When is 'allowing a person to die' classified as killing them? When can patients choose to end their life by refusing life-saving medical care? How much pain relief can be given legally when a side-effect of palliative medication is to shorten a patient's life? These legal and ethical problems faced by doctors the world over will be examined in a symposium at the University of Sydney on Thursday 28 October.
Leading legal academics, Dr Andrew McGee from Queensland University of Technology, Associate Professor Cameron Stewart from Sydney Law School , and cancer surgeon Dr Charles Douglas, will each discuss the complex problems that arise when the law of homicide is applied to end-of-life-care.
Organiser Sascha Callaghan from the Centre for Values, Ethics and the Law in Medicine said that occasionally a doctor may feel it necessary to give large doses of sedatives, foreseeing that death may be hastened as a result. "But they would not be guilty of homicide if their intention was only to relieve suffering," she said. "This defence seems to be peculiar to the medical setting, and is arguably at odds with general criminal law principles."
Dr McGee believes that the existing law draws reasonable boundaries between unlawful killing and what we all recognise as legitimate palliative care, but Associate Professor Stewart argues that the law would do better to acknowledge that sometimes the best palliative care treatments involve a technical homicide and that a better approach would be to develop a new defence to a criminal charge for doctors, based on the doctrine of "necessity".

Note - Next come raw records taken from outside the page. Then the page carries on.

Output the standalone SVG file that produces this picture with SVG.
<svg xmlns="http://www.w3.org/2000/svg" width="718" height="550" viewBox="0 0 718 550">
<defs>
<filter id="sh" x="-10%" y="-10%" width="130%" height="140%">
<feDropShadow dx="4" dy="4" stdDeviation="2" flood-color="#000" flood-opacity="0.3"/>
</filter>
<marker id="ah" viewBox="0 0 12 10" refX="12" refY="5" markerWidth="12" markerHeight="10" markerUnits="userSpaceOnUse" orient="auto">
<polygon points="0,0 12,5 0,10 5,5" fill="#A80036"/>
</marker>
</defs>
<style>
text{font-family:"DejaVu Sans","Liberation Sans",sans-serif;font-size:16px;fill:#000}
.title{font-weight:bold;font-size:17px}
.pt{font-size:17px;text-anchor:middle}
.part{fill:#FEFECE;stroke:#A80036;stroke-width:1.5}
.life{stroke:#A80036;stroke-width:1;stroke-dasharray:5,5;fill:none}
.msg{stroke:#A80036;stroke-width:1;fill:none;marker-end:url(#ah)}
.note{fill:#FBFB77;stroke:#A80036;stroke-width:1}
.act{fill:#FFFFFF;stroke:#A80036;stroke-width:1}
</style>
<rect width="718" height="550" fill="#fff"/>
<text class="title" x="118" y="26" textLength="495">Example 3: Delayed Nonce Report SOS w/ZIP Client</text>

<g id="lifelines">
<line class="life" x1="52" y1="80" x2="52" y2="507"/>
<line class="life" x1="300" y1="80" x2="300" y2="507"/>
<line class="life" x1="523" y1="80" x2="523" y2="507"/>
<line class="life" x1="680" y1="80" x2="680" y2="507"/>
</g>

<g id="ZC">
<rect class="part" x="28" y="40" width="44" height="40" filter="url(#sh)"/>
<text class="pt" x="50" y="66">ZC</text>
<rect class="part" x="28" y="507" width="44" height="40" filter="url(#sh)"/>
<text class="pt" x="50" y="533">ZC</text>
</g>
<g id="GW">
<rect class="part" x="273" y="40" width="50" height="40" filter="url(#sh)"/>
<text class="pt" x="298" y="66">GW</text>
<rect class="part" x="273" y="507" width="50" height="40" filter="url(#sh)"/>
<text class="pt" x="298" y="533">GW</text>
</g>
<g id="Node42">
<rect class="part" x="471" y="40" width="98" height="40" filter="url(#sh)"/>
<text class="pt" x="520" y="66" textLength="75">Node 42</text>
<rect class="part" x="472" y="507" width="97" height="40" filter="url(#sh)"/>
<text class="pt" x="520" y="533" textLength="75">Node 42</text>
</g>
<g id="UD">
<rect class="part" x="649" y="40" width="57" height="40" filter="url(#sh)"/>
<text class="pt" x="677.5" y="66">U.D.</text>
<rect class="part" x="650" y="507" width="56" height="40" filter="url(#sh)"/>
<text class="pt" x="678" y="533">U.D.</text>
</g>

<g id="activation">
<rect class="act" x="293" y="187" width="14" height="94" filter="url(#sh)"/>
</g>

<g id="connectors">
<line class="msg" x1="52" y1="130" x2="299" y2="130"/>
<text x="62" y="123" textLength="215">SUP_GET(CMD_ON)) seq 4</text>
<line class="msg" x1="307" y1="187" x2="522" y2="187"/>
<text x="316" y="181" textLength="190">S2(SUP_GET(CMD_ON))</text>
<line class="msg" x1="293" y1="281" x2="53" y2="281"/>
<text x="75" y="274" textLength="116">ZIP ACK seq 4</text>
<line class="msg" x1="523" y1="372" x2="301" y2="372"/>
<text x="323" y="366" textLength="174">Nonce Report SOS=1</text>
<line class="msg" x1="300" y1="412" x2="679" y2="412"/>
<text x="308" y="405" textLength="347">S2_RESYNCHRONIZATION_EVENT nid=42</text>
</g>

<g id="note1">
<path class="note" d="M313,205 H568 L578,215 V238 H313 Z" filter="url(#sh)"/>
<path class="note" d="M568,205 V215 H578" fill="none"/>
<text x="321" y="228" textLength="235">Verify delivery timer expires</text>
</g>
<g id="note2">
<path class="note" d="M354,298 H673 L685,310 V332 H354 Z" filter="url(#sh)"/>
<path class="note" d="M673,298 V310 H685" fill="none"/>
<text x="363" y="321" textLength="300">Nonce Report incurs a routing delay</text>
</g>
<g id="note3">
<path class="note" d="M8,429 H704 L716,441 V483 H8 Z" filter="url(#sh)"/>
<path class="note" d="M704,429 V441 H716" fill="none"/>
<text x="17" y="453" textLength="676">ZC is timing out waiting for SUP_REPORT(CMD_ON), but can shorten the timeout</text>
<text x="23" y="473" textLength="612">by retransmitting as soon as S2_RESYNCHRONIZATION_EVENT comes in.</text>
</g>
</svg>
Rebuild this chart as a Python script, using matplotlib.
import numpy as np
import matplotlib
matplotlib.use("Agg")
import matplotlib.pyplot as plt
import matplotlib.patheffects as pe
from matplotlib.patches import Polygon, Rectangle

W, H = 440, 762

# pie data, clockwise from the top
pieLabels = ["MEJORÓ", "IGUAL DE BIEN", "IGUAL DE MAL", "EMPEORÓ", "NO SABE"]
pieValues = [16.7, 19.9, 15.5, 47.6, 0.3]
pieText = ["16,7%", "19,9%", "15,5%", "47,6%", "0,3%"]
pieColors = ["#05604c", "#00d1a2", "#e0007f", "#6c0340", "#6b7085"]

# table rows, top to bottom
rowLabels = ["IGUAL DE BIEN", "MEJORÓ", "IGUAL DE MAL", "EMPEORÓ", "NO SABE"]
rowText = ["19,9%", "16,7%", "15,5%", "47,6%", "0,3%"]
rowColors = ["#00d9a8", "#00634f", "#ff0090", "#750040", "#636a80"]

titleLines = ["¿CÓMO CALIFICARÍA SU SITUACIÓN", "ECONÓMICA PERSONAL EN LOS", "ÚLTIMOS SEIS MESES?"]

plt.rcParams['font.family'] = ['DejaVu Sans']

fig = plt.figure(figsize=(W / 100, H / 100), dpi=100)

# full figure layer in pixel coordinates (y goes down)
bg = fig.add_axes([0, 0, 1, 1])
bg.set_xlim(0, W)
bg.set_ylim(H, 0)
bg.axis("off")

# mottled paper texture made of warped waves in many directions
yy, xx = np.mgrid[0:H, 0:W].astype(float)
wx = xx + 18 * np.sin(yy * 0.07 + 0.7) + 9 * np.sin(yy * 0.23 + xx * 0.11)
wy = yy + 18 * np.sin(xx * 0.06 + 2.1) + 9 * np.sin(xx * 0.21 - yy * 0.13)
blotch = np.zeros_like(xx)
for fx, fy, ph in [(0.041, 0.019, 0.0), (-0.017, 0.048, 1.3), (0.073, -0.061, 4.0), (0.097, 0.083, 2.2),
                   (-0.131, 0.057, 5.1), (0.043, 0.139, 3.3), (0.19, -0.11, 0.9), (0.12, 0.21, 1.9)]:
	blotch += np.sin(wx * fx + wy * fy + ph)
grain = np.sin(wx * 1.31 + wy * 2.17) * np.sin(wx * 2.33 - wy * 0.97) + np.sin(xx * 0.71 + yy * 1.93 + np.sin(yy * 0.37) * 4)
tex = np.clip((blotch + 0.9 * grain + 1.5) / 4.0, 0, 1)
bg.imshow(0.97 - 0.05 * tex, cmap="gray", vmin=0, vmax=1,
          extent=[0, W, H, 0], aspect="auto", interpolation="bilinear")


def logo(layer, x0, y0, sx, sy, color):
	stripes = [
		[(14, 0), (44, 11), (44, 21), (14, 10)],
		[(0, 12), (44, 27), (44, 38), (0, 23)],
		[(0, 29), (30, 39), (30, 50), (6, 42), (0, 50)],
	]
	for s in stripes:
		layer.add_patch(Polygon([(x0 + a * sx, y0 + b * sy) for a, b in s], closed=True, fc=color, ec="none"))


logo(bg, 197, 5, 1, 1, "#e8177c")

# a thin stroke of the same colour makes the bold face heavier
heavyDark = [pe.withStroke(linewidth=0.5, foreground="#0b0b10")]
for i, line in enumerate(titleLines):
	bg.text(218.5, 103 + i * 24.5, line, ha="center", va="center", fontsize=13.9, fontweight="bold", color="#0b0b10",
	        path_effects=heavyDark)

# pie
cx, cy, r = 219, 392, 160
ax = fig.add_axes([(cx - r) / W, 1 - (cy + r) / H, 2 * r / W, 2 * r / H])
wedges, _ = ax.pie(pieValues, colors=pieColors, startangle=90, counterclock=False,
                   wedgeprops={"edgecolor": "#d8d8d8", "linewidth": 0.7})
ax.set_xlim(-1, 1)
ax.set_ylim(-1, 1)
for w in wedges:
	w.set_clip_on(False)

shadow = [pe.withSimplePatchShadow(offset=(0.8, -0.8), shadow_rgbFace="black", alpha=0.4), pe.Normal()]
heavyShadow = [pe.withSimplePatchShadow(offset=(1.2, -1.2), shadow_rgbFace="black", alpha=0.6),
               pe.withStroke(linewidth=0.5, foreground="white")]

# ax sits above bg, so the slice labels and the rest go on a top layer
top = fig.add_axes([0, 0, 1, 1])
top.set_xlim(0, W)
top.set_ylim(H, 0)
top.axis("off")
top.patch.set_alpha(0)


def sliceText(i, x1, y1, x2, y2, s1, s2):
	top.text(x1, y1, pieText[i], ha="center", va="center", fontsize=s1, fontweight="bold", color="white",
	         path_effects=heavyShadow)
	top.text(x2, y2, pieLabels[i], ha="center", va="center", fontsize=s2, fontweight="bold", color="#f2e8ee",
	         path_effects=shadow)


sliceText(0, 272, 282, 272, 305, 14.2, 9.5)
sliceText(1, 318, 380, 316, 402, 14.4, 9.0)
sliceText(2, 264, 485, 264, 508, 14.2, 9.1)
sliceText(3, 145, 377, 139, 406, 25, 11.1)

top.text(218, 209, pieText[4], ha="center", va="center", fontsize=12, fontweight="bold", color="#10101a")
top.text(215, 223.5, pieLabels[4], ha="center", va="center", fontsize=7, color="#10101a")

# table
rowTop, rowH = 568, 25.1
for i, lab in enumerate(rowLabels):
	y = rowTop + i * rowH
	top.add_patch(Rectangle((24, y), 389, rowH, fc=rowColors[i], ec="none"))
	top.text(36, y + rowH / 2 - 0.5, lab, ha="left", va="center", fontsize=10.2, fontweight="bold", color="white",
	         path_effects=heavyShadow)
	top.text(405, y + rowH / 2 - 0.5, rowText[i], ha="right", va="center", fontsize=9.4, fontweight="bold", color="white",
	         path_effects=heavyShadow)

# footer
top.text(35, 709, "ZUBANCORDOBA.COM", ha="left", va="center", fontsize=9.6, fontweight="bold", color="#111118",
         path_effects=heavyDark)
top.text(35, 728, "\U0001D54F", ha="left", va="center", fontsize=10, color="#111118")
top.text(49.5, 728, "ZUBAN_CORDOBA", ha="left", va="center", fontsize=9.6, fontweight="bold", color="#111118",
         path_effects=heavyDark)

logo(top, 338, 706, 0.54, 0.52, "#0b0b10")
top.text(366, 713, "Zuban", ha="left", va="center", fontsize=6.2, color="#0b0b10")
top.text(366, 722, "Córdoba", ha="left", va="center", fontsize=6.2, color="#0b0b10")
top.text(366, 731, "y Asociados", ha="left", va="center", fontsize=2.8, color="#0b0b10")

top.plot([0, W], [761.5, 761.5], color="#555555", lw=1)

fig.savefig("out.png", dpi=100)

Finally, noted cancer surgeon Dr Charles Douglas will be presenting new empirical findings about doctors' self-reported intentions in end of life care, and consider whether the current law works in practice. While intentions are undoubtedly more complex than the law allows, and while many are skeptical about the Principle of Double Effect as a moral principle, Dr Douglas will argue that the intention - foresight distinction remains important in end of life care, and will stay that way regardless of the legal status of euthanasia or assisted suicide.